Sodium 2-mercaptoethanolate

Administrative data

Link to relevant study record(s)

Description of key information

The 72-h ErC50 and 72-h NOErC values are 0.22 mg/L and 0.074 mg/L, respectively in freshwater algae (P. subcapitata).

Key value for chemical safety assessment

Additional information

No data on aquatic toxicity is available for sodium 2 -mercaptoethanolate (target chemical). Read across can however be made to 2- mecaptoethanol (CAS 60 -24 -2). The (sodium) 2-mercapthoethanolate ion is a conjugated base, the read across substance 2-mercaptoethanol its undissociated acid. With a pKa value of ca. 9.5 for both substances, in an aqueous environment with pH 7, they will be present almost exclusively as 2-mercaptoethanol.Further, no effects on aqueous toxicity from the sodium cation is to be expected.

Reliable data on the toxicity of 2 -mercaptoethanol to aquatic algae is available from two different sources.

The first is a report of the Japanese authorities (National Institute of Technology and Evaluation (NITE; former MITI)) of 2010. Although not many details on study design are available, all tests from the Japanese Authorities are performed according to OECD guidelines (including analytics) and GLP and are generally considered to be reliable.
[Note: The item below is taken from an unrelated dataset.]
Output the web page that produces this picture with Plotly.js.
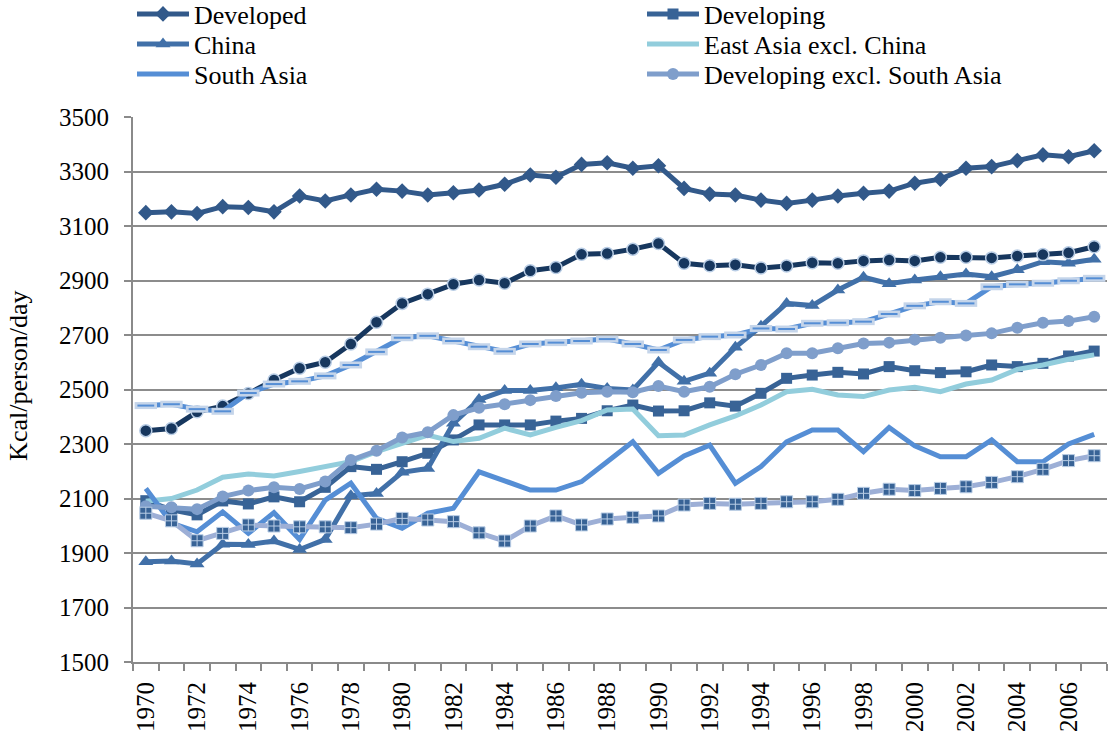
<!DOCTYPE html>
<html>
<head>
<meta charset="utf-8">
<script src="https://cdn.plot.ly/plotly-3.0.1.min.js"></script>
<style>html,body{margin:0;padding:0;background:#fff;}#chart{width:1110px;height:733px;}</style>
</head>
<body>
<div id="chart"></div>
<script>
const years = [1970,1971,1972,1973,1974,1975,1976,1977,1978,1979,1980,1981,1982,1983,1984,1985,1986,1987,1988,1989,1990,1991,1992,1993,1994,1995,1996,1997,1998,1999,2000,2001,2002,2003,2004,2005,2006,2007];
const tickYears = [1970,1972,1974,1976,1978,1980,1982,1984,1986,1988,1990,1992,1994,1996,1998,2000,2002,2004,2006];
const yTitle = 'Kcal/person/day';

const developed = [3149,3152,3146,3171,3168,3152,3210,3192,3214,3235,3228,3214,3222,3232,3253,3287,3279,3326,3332,3312,3321,3238,3217,3214,3195,3183,3195,3210,3220,3228,3257,3272,3312,3318,3340,3361,3354,3376];
const developing = [2092,2058,2040,2091,2080,2106,2088,2141,2217,2207,2235,2266,2315,2370,2370,2370,2384,2394,2422,2443,2421,2422,2451,2439,2486,2541,2553,2563,2557,2584,2569,2562,2565,2590,2584,2596,2623,2641];
const china = [1868,1871,1860,1932,1931,1944,1913,1950,2110,2118,2196,2210,2376,2463,2496,2496,2506,2519,2504,2498,2600,2530,2560,2655,2732,2816,2808,2865,2912,2888,2902,2914,2924,2914,2939,2969,2963,2978];
const eastAsiaExChina = [2090,2100,2131,2178,2190,2183,2199,2217,2235,2272,2302,2333,2309,2321,2358,2333,2361,2386,2425,2428,2330,2333,2370,2403,2443,2492,2501,2480,2474,2498,2508,2492,2520,2535,2574,2590,2611,2627];
const southAsia = [2137,2010,1978,2051,1972,2048,1950,2094,2156,2027,1991,2046,2064,2198,2165,2131,2131,2162,2235,2308,2192,2256,2296,2156,2217,2308,2351,2351,2272,2361,2293,2253,2253,2315,2235,2235,2300,2335];
const developingExSouthAsia = [2072,2068,2061,2107,2129,2141,2135,2162,2241,2275,2324,2343,2406,2433,2446,2461,2476,2488,2492,2490,2513,2492,2510,2556,2590,2633,2633,2651,2669,2672,2683,2690,2698,2706,2727,2745,2751,2767];
const unlabeledA = [2349,2357,2418,2439,2485,2535,2578,2600,2667,2747,2816,2850,2886,2902,2890,2936,2948,2996,2999,3015,3036,2963,2954,2958,2946,2953,2965,2963,2972,2975,2972,2985,2985,2983,2990,2995,3002,3024];
const unlabeledB = [2441,2446,2428,2420,2487,2520,2530,2550,2590,2638,2690,2697,2678,2657,2640,2667,2672,2678,2685,2667,2645,2682,2694,2700,2724,2722,2743,2745,2749,2777,2807,2822,2816,2877,2886,2890,2899,2908];
const unlabeledC = [2046,2018,1945,1972,2003,1999,1996,1996,1993,2006,2027,2021,2015,1974,1944,1999,2036,2003,2025,2031,2036,2076,2082,2079,2082,2088,2088,2097,2119,2134,2129,2137,2143,2159,2180,2207,2239,2257];

const FONT = 'Liberation Serif, Times New Roman, serif';
const LW = 5;

const traces = [
  {name:'Developed', x:years, y:developed, mode:'lines+markers', legend:'legend',
   line:{color:'#32598A', width:LW}, marker:{symbol:'diamond', size:12, color:'#32598A'}},
  {name:'Developing', x:years, y:developing, mode:'lines+markers', legend:'legend2',
   line:{color:'#386396', width:LW}, marker:{symbol:'square', size:11, color:'#386396'}},
  {name:'China', x:years, y:china, mode:'lines+markers', legend:'legend3',
   line:{color:'#4170A8', width:LW}, marker:{symbol:'triangle-up', size:13, color:'#4170A8'}},
  {name:'East Asia excl. China', x:years, y:eastAsiaExChina, mode:'lines', legend:'legend4',
   line:{color:'#92CDDC', width:LW}},
  {name:'South Asia', x:years, y:southAsia, mode:'lines', legend:'legend5',
   line:{color:'#558ED5', width:LW}},
  {name:'Developing excl. South Asia', x:years, y:developingExSouthAsia, mode:'lines+markers', legend:'legend6',
   line:{color:'#7F9ECB', width:LW}, marker:{symbol:'circle', size:12, color:'#7F9ECB'}},
  {name:'A', x:years, y:unlabeledA, mode:'lines+markers', showlegend:false,
   line:{color:'#17375E', width:LW}, marker:{symbol:'circle', size:12, color:'#17375E', line:{color:'#B9CDE5', width:1.5}}},
  {name:'B', x:years, y:unlabeledB, mode:'lines+markers', showlegend:false,
   line:{color:'#558ED5', width:LW}, marker:{symbol:'line-ew', size:16, line:{color:'#C5D5EA', width:7}}},
  {name:'B2', x:years, y:unlabeledB, mode:'markers', showlegend:false, hoverinfo:'skip',
   marker:{symbol:'line-ew', size:12, line:{color:'#558ED5', width:2}}},
  {name:'C', x:years, y:unlabeledC, mode:'lines+markers', showlegend:false,
   line:{color:'#9DAFD6', width:LW}, marker:{symbol:'square-cross', size:12, color:'#386396', line:{color:'#B9CDE5', width:1}}}
];

function legendAt(xPx, yPx){
  return {xref:'container', yref:'container', x:xPx/1110, y:1 - yPx/733, xanchor:'left', yanchor:'middle',
    orientation:'v', itemwidth:52,
    font:{family:FONT, size:26, color:'#000'}, bgcolor:'rgba(0,0,0,0)', borderwidth:0};
}

const layout = {
  width:1110, height:733,
  margin:{l:133, r:3, t:117, b:71, autoexpand:false},
  paper_bgcolor:'#fff', plot_bgcolor:'#fff',
  font:{family:FONT, color:'#000'},
  showlegend:true,
  legend: legendAt(132, 14),
  legend2: legendAt(642, 14),
  legend3: legendAt(132, 44),
  legend4: legendAt(642, 44),
  legend5: legendAt(132, 74),
  legend6: legendAt(642, 74),
  xaxis:{
    range:[1969.5, 2007.5], tickmode:'array', tickvals:tickYears, ticktext:tickYears.map(String),
    tickangle:-90, ticks:'', ticklabelstandoff:8, tickfont:{family:FONT, size:25, color:'#000'},
    showgrid:false, zeroline:false, showline:true, linecolor:'#8A8A8A', linewidth:2, automargin:false,
    minor:{tickmode:'linear', tick0:1969.5, dtick:1, ticks:'outside', ticklen:7, tickcolor:'#8A8A8A', tickwidth:2, showgrid:false}
  },
  yaxis:{
    range:[1500,3500], tickmode:'linear', tick0:1500, dtick:200,
    ticks:'outside', ticklen:7, tickcolor:'#8A8A8A', tickwidth:2, ticklabelstandoff:10,
    tickfont:{family:FONT, size:25, color:'#000'}, automargin:false,
    showgrid:true, gridcolor:'#8C8C8C', gridwidth:2, zeroline:false,
    showline:true, linecolor:'#8A8A8A', linewidth:2
  },
  annotations:[{text:yTitle, textangle:-90, xref:'paper', yref:'paper', x:(19-133)/974, y:0.525,
    xanchor:'center', yanchor:'middle', showarrow:false, font:{family:FONT, size:26, color:'#000'}}]
};

Plotly.newPlot('chart', traces, layout, {displayModeBar:false, staticPlot:true});
</script>
</body>
</html>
In this study the toxicity of 2- mercaptoethanol to freshwater algae is examined in a 72 -h static test according to OECD 201. Although the used test organisms is not specified, normally in algal toxicity studies performed by the Japanese Authorities the freshwater green alga S. capricornutum is used. The 72 -h ErC50 and NOErC are reported to be 0.17 mg/L and 0.058 mg/L, respectively. After correction for molecular weight difference (for read-across) the 72 -h ErC50 and NOErC are 0.22 and 0.074 mg/L, respectively.

In the second study the toxicity towards freshwater algae was determined in a study according to OECD guideline No 201 and in compliance with GLP criteria (BASF, 2004). In this study, exponentially growing freshwater alga (D. subspicatus) were exposed to nominal test substance concentrations of 0 (control), 0.412, 1.23, 3.70, 11.1, 33.3 and 100 mg/L for 72 hours under static conditions. The test was performed in 4 replicates per test concentration. Test concentrations were analytically verified and mean effective concentrations were n.d., 0.19, 0.58, 1.74, 5.22, 15.65 and 47.0 mg/L (based on a mean effective test substance recovery of 47%). At the start of the test and after 24, 48 and 72 hours exposure duration, the algal cell densities were determined and based thereon the inhibitory effects on biomass and growth rate calculated. No effects were seen up to a test substance concentration of 1.74 mg/L. At a concentration of 5.22 mg/L a statistically significant inhibition was first reported for both biomass (39.3% inhibition) and growth rate (15.2% inhibition). The effects increased concentration-dependently up to 92.5 % inhibition of biomass and 76.1% inhibition of growth rate at the highest test concentration of 47.0 mg/L. Based on these findings the 72 -h ErC50 (growth rate) and EbC50 (biomass) are determined at 19.0 mg/L and 7.0 mg/L, respectively. The 72 -h ErC10 is calculated to be 3.4 mg/L, the 72 -h EbC10 at 2.2 mg/L. After correction for molecular weight difference (for read-across) the 72 -h ErC50 and ErC10 are 24.3 and 4.4 mg/L, respectively.

The NITE study (2010) is considered as key study as it provides the lowest effect concentration for aquatic invertebrates.